I remember a moment that made it painfully clear. I disagreed with something that mattered. Not a small preference, but a real value difference. I knew what I felt. I also knew what was expected of me. Staying agreeable was easier than introducing friction, so I chose the familiar path.
I went along with it.
The room did not change. The plan moved forward. Nobody pushed back. And something subtle happened. I felt smaller, and no one noticed.
That was when it clicked.
Predictability is comfort, and comfort kills respect.
Respect is born from presence, not convenience. From knowing that someone has edges. That they will speak when it matters. That they are not endlessly flexible. When people can fully predict you, they stop engaging with you. They stop listening closely. There is nothing at stake.
Comfort removes tension.
Tension is where respect lives.
This does not mean chaos earns respect. It means authenticity does. When your reactions are always softened, when your boundaries never appear, when your answers are always yes, you become easy to manage but hard to admire.

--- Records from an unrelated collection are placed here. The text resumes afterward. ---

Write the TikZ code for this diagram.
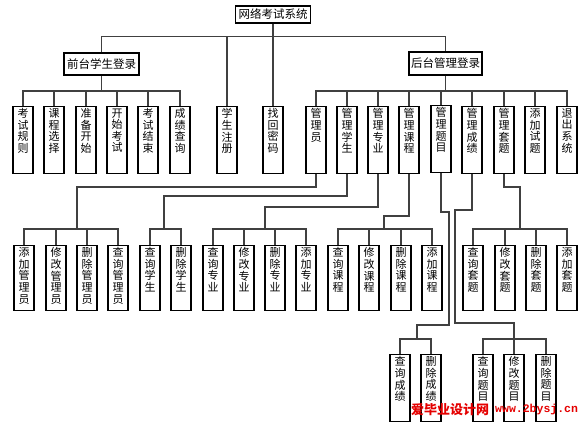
\documentclass[tikz,border=0pt]{standalone}
\usepackage{fontspec}
\newfontfamily\cjk{Noto Sans CJK SC}
\newfontfamily\wmmono{Liberation Mono}
\tikzset{
  conn/.style={line width=1.1pt, draw=black!75},
  hbox/.style={draw=black, line width=1.1pt, font=\cjk\fontsize{11.5}{12}\selectfont, inner sep=0pt},
  leaf/.style={draw=black, line width=1.1pt, anchor=north, inner xsep=4pt, inner ysep=2pt, font=\cjk\fontsize{11}{11.6}\selectfont},
  wmcjk/.style={font=\cjk\bfseries\fontsize{13}{13}\selectfont, text=red!90!black, anchor=west, inner sep=0pt},
  wmlat/.style={font=\wmmono\bfseries\fontsize{11.5}{12}\selectfont, text=red!90!black, anchor=west, inner sep=0pt}
}
\newcommand\vcol[2]{\parbox[t][#1pt][t]{12pt}{\centering #2}}
\newcommand\leafnode[5]{\node[leaf] (#1) at (#2,#3) {\vcol{#4}{#5}};}
\begin{document}
\begin{tikzpicture}[x=1pt,y=-1pt]
\useasboundingbox (0,0) rectangle (585,429);
\fill[white] (0,0) rectangle (585,429);
% top level
\node[hbox, minimum width=75pt, minimum height=17pt] (top) at (273,14.5) {网络考试系统};
\node[hbox, minimum width=75pt, minimum height=22pt] (qt) at (101.5,64) {前台学生登录};
\node[hbox, minimum width=73pt, minimum height=23pt] (ht) at (445.5,63.5) {后台管理登录};
% row 1
\leafnode{ks}{23}{106}{63}{考\\试\\规\\则}
\leafnode{kc}{54}{106}{63}{课\\程\\选\\择}
\leafnode{zb}{86}{106}{63}{准\\备\\开\\始}
\leafnode{kskc}{117}{106}{63}{开\\始\\考\\试}
\leafnode{kj}{148}{106}{63}{考\\试\\结\\束}
\leafnode{cj}{180}{106}{63}{成\\绩\\查\\询}
\leafnode{zc}{227}{106}{63}{学\\生\\注\\册}
\leafnode{zh}{273}{106}{63}{找\\回\\密\\码}
\leafnode{gly}{316}{106}{63}{管\\理\\员}
\leafnode{gxs}{347}{106}{63}{管\\理\\学\\生}
\leafnode{gzy}{378}{106}{63}{管\\理\\专\\业}
\leafnode{gkc}{409}{106}{63}{管\\理\\课\\程}
\leafnode{gtm}{441}{105}{63}{管\\理\\题\\目}
\leafnode{gcj}{472}{106}{63}{管\\理\\成\\绩}
\leafnode{gtt}{504}{106}{63}{管\\理\\套\\题}
\leafnode{tjst}{535}{106}{63}{添\\加\\试\\题}
\leafnode{tc}{567}{106}{63}{退\\出\\系\\统}
% row 2
\leafnode{tjgly}{24}{245}{61}{添\\加\\管\\理\\员}
\leafnode{xggly}{56}{245}{61}{修\\改\\管\\理\\员}
\leafnode{scgly}{87}{245}{61}{删\\除\\管\\理\\员}
\leafnode{cxgly}{118}{245}{61}{查\\询\\管\\理\\员}
\leafnode{cxxs}{150}{245}{61}{查\\询\\学\\生}
\leafnode{scxs}{181}{245}{61}{删\\除\\学\\生}
\leafnode{cxzy}{213}{245}{61}{查\\询\\专\\业}
\leafnode{xgzy}{244}{245}{61}{修\\改\\专\\业}
\leafnode{sczy}{275}{245}{61}{删\\除\\专\\业}
\leafnode{tjzy}{306}{245}{61}{添\\加\\专\\业}
\leafnode{cxkc}{338}{245}{61}{查\\询\\课\\程}
\leafnode{xgkc}{369}{245}{61}{修\\改\\课\\程}
\leafnode{sckc}{401}{245}{61}{删\\除\\课\\程}
\leafnode{tjkc}{432}{245}{61}{添\\加\\课\\程}
\leafnode{cxtt}{473}{245}{61}{查\\询\\套\\题}
\leafnode{xgtt}{505}{245}{61}{修\\改\\套\\题}
\leafnode{sctt}{536}{245}{61}{删\\除\\套\\题}
\leafnode{tjtt}{567}{245}{61}{添\\加\\套\\题}
% row 3
\leafnode{cxcj}{400}{354}{63}{查\\询\\成\\绩}
\leafnode{sccj}{431}{354}{63}{删\\除\\成\\绩}
\leafnode{cxtm}{483}{354}{63}{查\\询\\题\\目}
\leafnode{xgtm}{514}{354}{63}{修\\改\\题\\目}
\leafnode{sctm}{546}{354}{63}{删\\除\\题\\目}
% connectors: top level
\draw[conn] (top.south) -- (zh.north);
\draw[conn] (qt.north) -- ++(0,-16) -| (ht.north);
\draw[conn] (zc.north) -- (227,37);
% front group
\draw[conn] (ks.north) -- ++(0,-15) -| (cj.north);
\foreach \n in {kc,zb,kskc,kj} \draw[conn] (\n.north) -- ++(0,-15);
\draw[conn] (qt.south) -- ++(0,16);
% back group
\draw[conn] (gly.north) -- ++(0,-15) -| (tc.north);
\foreach \n in {gxs,gzy,gkc,gcj,gtt,tjst} \draw[conn] (\n.north) -- ++(0,-15);
\draw[conn] (gtm.north) -- ++(0,-14);
\draw[conn] (ht.south) -- ++(0,16);
% row 2 groups
\draw[conn] (gly.south) |- (77,187) -- (77,229);
\draw[conn] (tjgly.north) -- ++(0,-16) -| (cxgly.north);
\foreach \n in {xggly,scgly} \draw[conn] (\n.north) -- ++(0,-16);
\draw[conn] (gxs.south) |- (164,196) -- (164,229);
\draw[conn] (cxxs.north) -- ++(0,-16) -| (scxs.north);
\draw[conn] (gzy.south) |- (265,207) -- (265,229);
\draw[conn] (cxzy.north) -- ++(0,-16) -| (tjzy.north);
\foreach \n in {xgzy,sczy} \draw[conn] (\n.north) -- ++(0,-16);
\draw[conn] (gkc.south) |- (384,216) -- (384,229);
\draw[conn] (cxkc.north) -- ++(0,-16) -| (tjkc.north);
\foreach \n in {xgkc,sckc} \draw[conn] (\n.north) -- ++(0,-16);
\draw[conn] (gtt.south) |- (520,187) -- (520,229);
\draw[conn] (cxtt.north) -- ++(0,-16) -| (tjtt.north);
\foreach \n in {xgtt,sctt} \draw[conn] (\n.north) -- ++(0,-16);
% row 3 groups
\draw[conn] (gtm.south) |- (449,212) |- (417,325) -- (417,339);
\draw[conn] (cxcj.north) -- ++(0,-15) -| (sccj.north);
\draw[conn] (gcj.south) |- (455,210) |- (514,323) -- (514,339);
\draw[conn] (cxtm.north) -- ++(0,-15) -| (sctm.north);
\draw[conn] (xgtm.north) -- ++(0,-15);
% watermark
\node[wmcjk] (wm1) at (411,410) {爱毕业设计网};
\node[wmlat] (wm2) at (495,410) {www.2bysj.cn};
\end{tikzpicture}
\end{document}
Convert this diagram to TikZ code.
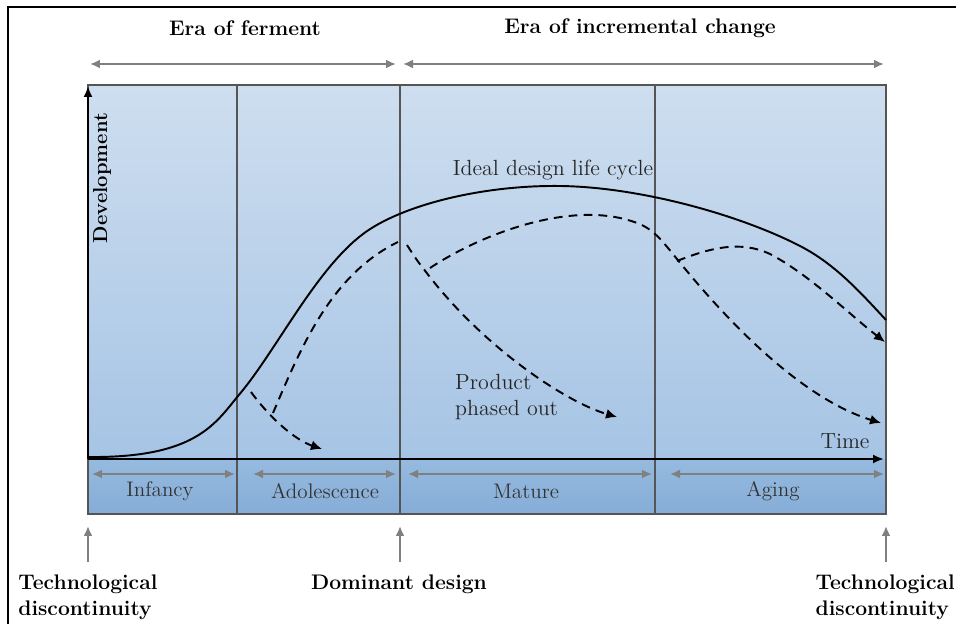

I have seen this in relationships, in work, in friendships. The moment someone becomes too easy, their voice carries less weight. Not because others are cruel, but because the human mind responds to presence, not predictability.
Philosopher Friedrich Nietzsche warned about this in his own way. He believed that comfort dulls strength and that friction is necessary for growth and dignity. A life without resistance, he argued, produces complacency, not respect.
Looking back, the times I was most respected were not when I was most agreeable. They were the moments I disrupted expectations. When I said no calmly. When I chose honesty over harmony. When I accepted the risk of discomfort.
Those moments did not make me popular.
They made me real.
Respect does not come from being liked all the time. It comes from being consistent with yourself, even when that consistency introduces friction. People trust what has form. What has limits. What cannot be bent endlessly.
Predictability feels safe, but it slowly removes weight from your presence. You stop being encountered and start being assumed.
The shift happens quietly. One accommodation at a time.
Breaking that pattern does not require rebellion. It requires alignment. Speaking when silence would be easier. Choosing clarity over comfort. Allowing others to feel uncertainty about you, because uncertainty demands attention.
Comfort keeps things smooth.
Respect keeps things meaningful.
And in the end, being respected changes your life far more than being comfortable ever will.